Tuesday, August 10, 2010

Tobacco


Here's a photo from my archives. It was taken in the 1988 to 1990 time frame in Gallia County, Ohio.

That's the Ashland Inc. towboat Valvoline across the river. But I'm more interested in the burley tobacco in the foreground.

Burley tobacco is one of three varieties used in making cigarettes. About two-thirds or more of burley tobacco grown in the United States is grown in Kentucky, but it has been the main cash crop of small farms along the Ohio River.

Up until a few years ago, it was common to see tobacco growing along the Ohio River from Gallipolis, Ohio, to around Huntington, W.Va. For years Huntington had a tobacco market where farmers brought their crop to auction to tobacco companies. I spent one or two days each fall unloading a pickup truck at the Huntington market. A lot of people used tobacco to get through the winter, and many used their crops to pay their bills at my father's grocery store.

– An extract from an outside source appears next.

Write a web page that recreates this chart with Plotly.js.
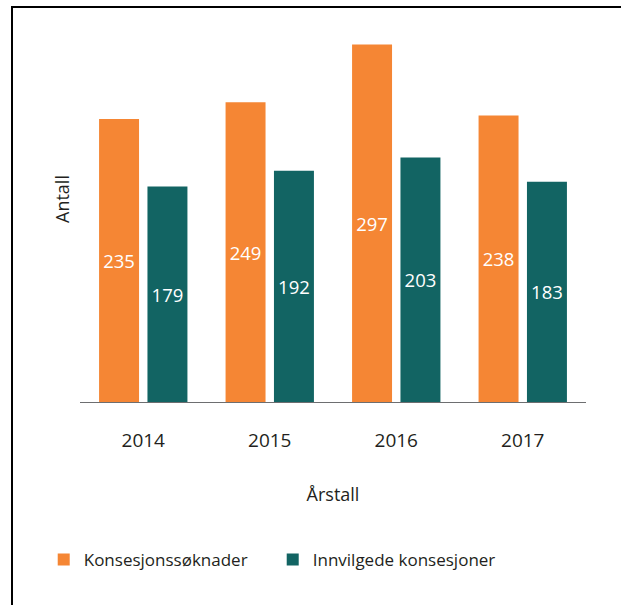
<!DOCTYPE html>
<html>
<head>
<meta charset="utf-8">
<script src="https://cdn.plot.ly/plotly-3.0.1.min.js"></script>
<style>
  html, body { margin: 0; padding: 0; background: #fff; }
  #wrap { position: relative; width: 621px; height: 605px; overflow: hidden; }
  #chart { width: 621px; height: 605px; }
  #frame { position: absolute; left: 11px; top: 6px; width: 700px; height: 700px;
           border-top: 2px solid #000; border-left: 2px solid #000; pointer-events: none; }
</style>
</head>
<body>
<div id="wrap">
  <div id="chart"></div>
  <div id="frame"></div>
</div>
<script>
const years = ['2014', '2015', '2016', '2017'];
const soknader = [235, 249, 297, 238];
const innvilgede = [179, 192, 203, 183];
const seriesNames = ['Konsesjonssøknader', 'Innvilgede konsesjoner'];
const xTitle = 'Årstall';
const yTitle = 'Antall';

const FONT = '"Open Sans", "Noto Sans", sans-serif';
const TXT = '#231f20';

const traces = [
  {
    type: 'bar', name: seriesNames[0], x: years, y: soknader,
    marker: { color: '#f58634' },
    text: soknader.map(String), textposition: 'inside', insidetextanchor: 'middle',
    textfont: { color: '#ffffff', size: 18.5, family: FONT },
    hoverinfo: 'skip'
  },
  {
    type: 'bar', name: seriesNames[1], x: years, y: innvilgede,
    marker: { color: '#126463' },
    text: innvilgede.map(String), textposition: 'inside', insidetextanchor: 'middle',
    textfont: { color: '#ffffff', size: 18.5, family: FONT },
    hoverinfo: 'skip'
  }
];

const layout = {
  width: 621, height: 605,
  margin: { l: 80, r: 35, t: 30, b: 203 },
  paper_bgcolor: '#ffffff', plot_bgcolor: '#ffffff',
  font: { family: FONT, color: TXT, size: 17 },
  barmode: 'group', bargap: 0.235, bargroupgap: 0.174,
  showlegend: true,
  legend: {
    orientation: 'h', xref: 'container', x: 0.0704, xanchor: 'left',
    yref: 'container', y: 0.0744, yanchor: 'middle',
    font: { size: 17, color: TXT, family: FONT },
    entrywidth: 184, entrywidthmode: 'pixels',
    traceorder: 'normal'
  },
  xaxis: {
    type: 'category',
    showline: true, linecolor: '#6d6e70', linewidth: 1.3,
    showgrid: false, zeroline: false,
    ticks: 'outside', ticklen: 21, tickcolor: 'rgba(0,0,0,0)',
    tickfont: { size: 19, color: TXT, family: FONT },
    title: { text: xTitle, standoff: 36, font: { size: 18, color: TXT, family: FONT } },
    fixedrange: true
  },
  yaxis: {
    range: [0, 309],
    showline: false, showgrid: false, zeroline: false,
    showticklabels: false, ticks: '',
    fixedrange: true
  },
  annotations: [
    {
      text: yTitle, xref: 'paper', yref: 'paper',
      x: (61.5 - 80) / 506, y: (402 - 199.5) / 372,
      xanchor: 'center', yanchor: 'middle', textangle: -90, showarrow: false,
      font: { size: 18, color: TXT, family: FONT }
    }
  ]
};

Plotly.newPlot('chart', traces, layout, { displayModeBar: false, staticPlot: true });
</script>
</body>
</html>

I have many memories of my older sisters sitting behind a tractor on a tobacco setter. The burning of the tobacco bed was a highlight of spring, as it was done at night. There was suckering, spudding vs. splitting, taking it to the barn, hanging it, taking it down, stripping it and tying it, later replaced by baling. In 1978, I did a newspaper article on a man who had invented a machine that stripped leaves from the stalks mechanically, although people still had to sort them into bright, lugs and trash manually. 

But things change. Namely, price supports and production quotas and off-shore cigarette production and smoking regulations and such. Now you don't see as much tobacco growing in small patches along the river road.

Also, you don't see as many large-scale gardens where people raise produce to sell on the Huntington market, but that's a reminiscence for another time.


7 comments:

Granny Sue said...

Interesting post, and nostalgic for me too. We used to grow tobacco and sell it at the Huntington market. My sons wore their Pride in Tobacco hats everywhere. We stopped growing when I developed allergies and couldn't work on the stripping any more, and the boys grew up and moved off--there went the free help! But I sure missed it; as you said, we used the money to pay bills every year. Eventually we sold our allotment.

ohio981 said...

You know how the green leaves had gum on them? I got some in my eye once while handing a stick up to my bother, who was hanging it in the barn. Man, that burned.

Anonymous said...

Wow! how familar all this sounds,I was cutting tobacco for my grandfather when Bob Landon called me to come to work for The Ohio River Company in 1961.I went on the M/V Ovec for a 45 day hitch. Some on this site may remember when ORC had a office in Huntington, anyhow I told my grandpa I most likely would not cut any more tobacco,our home now sets in the old tobacco patch here on the Ohio river. Well I have give my age away. I have all the old tobacco knives,spears,sticks and etc on display in our garage as I am now retired from AEP

ohio981 said...

Was that the Bpb Landon or Bob Langdon who was port captain at Huntington when the Omar and Omega came out in the early 1980s?

Anonymous said...

I left ORC in 69,at that time Bob worked in HR.Not sure if he became a port captain.

Anonymous said...

Bob McCullough was port captain when I left ORC. Things were really falling apart at ORC back then.I worked some for the late Captain Eugene Bartley on the Ravenswood,before I went to AEP. Do you remember the Ravenswood?

ohio981 said...

I don't remember the Ravenswood itself when it was on the river, but did it burn in the 1970s, and did its burned-out hulk sit on the river bank below Point Pleasant for a while?